Penalty for five coaches urged

Oakland Mills athletes played while ineligible

`Students have suffered enough'

Stiffest sanction proposed against athletic director

Howard County

January 15, 2004|By Tricia Bishop | Tricia Bishop,SUN STAFF

A Howard County schools sports committee recommended sanctions yesterday against five coaches at Oakland Mills High School for allowing academically ineligible students to compete last fall, but that no further action be taken against the teams.

"The school students have suffered enough for the adult mistakes," said Don Disney, athletics coordinator for Howard schools. "The community is hurting, and everyone is sensitive to that."

The varsity football team had to forfeit its season, as did the junior varsity football, volleyball, field hockey and boys cross country teams, after it was announced that 10 athletes with grades below county requirements were allowed to participate. Six cheerleaders also were found academically ineligible.

A committee on sports rules and infractions - made up of Reservoir High School Principal Adrian Kaufman, River Hill High Athletic Director Don Van Deusen and Atholton High Athletic Director Chuck Fales - convened yesterday morning to review the situation and recommend discipline to the Maryland Public School Secondary Athletics Association, which will impose penalties.

Members recommended that the teams with ineligible players forfeit their seasons and be ineligible for championships. Superintendent John R. O'Rourke had previously decided on that.

Ineligible students were barred from winter sports, which they were told about before the start of the season Dec. 5, although the school system did not make the information known until Monday.

The committee suggested that the four junior varsity coaches involved receive censure letters for their failure to check on academic eligibility.

"Some of the coaches are very young, and I certainly don't want them to be discouraged from coaching," Disney said in explaining the minor punishment.

The panel recommended that Ken Hovet, the varsity football coach and athletic director, be given the most severe penalty possible, a "Level 4" sanction imposing "additional penalties as may seem justified."

Interpreting that vague language is up to the Maryland Public School Secondary Athletics Association. Hovet might never be allowed to coach again in Maryland The next-strictest penalty, "Level 3," bars coaches from coaching for a year.

The highest-level sanction was proposed against Hovet because an improper grade change was made for one of his football players, apparently to make him eligible to participate.

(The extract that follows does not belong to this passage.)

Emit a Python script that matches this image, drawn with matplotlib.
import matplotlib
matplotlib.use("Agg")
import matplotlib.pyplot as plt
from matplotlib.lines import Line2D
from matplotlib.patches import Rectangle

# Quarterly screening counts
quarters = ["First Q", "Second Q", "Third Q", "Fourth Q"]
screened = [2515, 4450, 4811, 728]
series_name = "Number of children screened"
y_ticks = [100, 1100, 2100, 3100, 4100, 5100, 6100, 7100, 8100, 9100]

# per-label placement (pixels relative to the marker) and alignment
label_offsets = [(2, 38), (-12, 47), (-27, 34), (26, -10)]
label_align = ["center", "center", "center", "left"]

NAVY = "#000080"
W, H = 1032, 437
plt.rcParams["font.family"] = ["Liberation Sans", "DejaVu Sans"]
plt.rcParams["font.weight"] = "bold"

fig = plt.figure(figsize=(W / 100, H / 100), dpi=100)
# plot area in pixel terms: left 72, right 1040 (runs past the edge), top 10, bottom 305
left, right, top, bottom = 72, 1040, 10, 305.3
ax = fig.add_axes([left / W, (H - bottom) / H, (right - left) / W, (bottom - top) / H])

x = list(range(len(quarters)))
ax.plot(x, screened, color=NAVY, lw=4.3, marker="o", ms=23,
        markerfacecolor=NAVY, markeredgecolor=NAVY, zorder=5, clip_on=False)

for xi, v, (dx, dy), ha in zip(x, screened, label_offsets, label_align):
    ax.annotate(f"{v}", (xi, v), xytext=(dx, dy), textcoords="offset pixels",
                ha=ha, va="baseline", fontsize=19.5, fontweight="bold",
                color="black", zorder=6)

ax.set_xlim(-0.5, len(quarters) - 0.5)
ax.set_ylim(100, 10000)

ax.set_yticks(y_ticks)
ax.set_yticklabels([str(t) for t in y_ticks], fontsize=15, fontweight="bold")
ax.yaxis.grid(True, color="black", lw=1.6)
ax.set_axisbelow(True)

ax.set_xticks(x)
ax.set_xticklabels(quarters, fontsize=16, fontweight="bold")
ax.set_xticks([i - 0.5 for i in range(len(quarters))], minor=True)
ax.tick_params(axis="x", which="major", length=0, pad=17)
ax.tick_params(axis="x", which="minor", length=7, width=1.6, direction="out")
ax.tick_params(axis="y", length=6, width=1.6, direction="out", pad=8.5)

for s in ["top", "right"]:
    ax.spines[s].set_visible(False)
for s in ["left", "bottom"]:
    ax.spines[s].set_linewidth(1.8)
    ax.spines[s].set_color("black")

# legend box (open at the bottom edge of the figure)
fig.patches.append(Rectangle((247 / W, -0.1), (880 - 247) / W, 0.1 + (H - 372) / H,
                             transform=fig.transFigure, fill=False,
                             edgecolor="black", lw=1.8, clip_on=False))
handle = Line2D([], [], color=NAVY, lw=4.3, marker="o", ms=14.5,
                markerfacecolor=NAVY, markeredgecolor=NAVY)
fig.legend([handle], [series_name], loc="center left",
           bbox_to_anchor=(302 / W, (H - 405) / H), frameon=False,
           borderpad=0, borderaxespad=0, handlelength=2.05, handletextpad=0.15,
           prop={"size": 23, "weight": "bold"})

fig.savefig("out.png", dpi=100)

The other ineligible students slipped through the cracks because the proper checks were not performed, officials said.

"The system let us down," O'Rourke said Tuesday.

Hovet declined to comment yesterday. He has been placed on administrative leave without pay from his positions as football coach, Oakland Mills athletic director and history teacher. O'Rourke is expected to recommend his termination.

"He has been relieved of his responsibilities," O'Rourke said Monday.

The state athletics association could accept the committee's recommendations or impose stiffer penalties, such as declaring the school ineligible to participate in any state tournament for one year.

O'Rourke and Disney have asked other county high schools to audit themselves and report any infractions. If any are found, the same committee process will be followed.

The school system headquarters staff has been ordered to perform random checks at schools.

"We don't want to hide from this," Disney said. "We want to use it as an opportunity."

The committee also recommended making athletic directors' positions full time countywide, which would cost about $400,000 a year. Athletic directors work part time, and each receives a $4,000 annual stipend.

Oakland Mills' acting athletic director, Carol Satterwhite, who does not expect to be in the position much longer, said, "We're just going to continue on."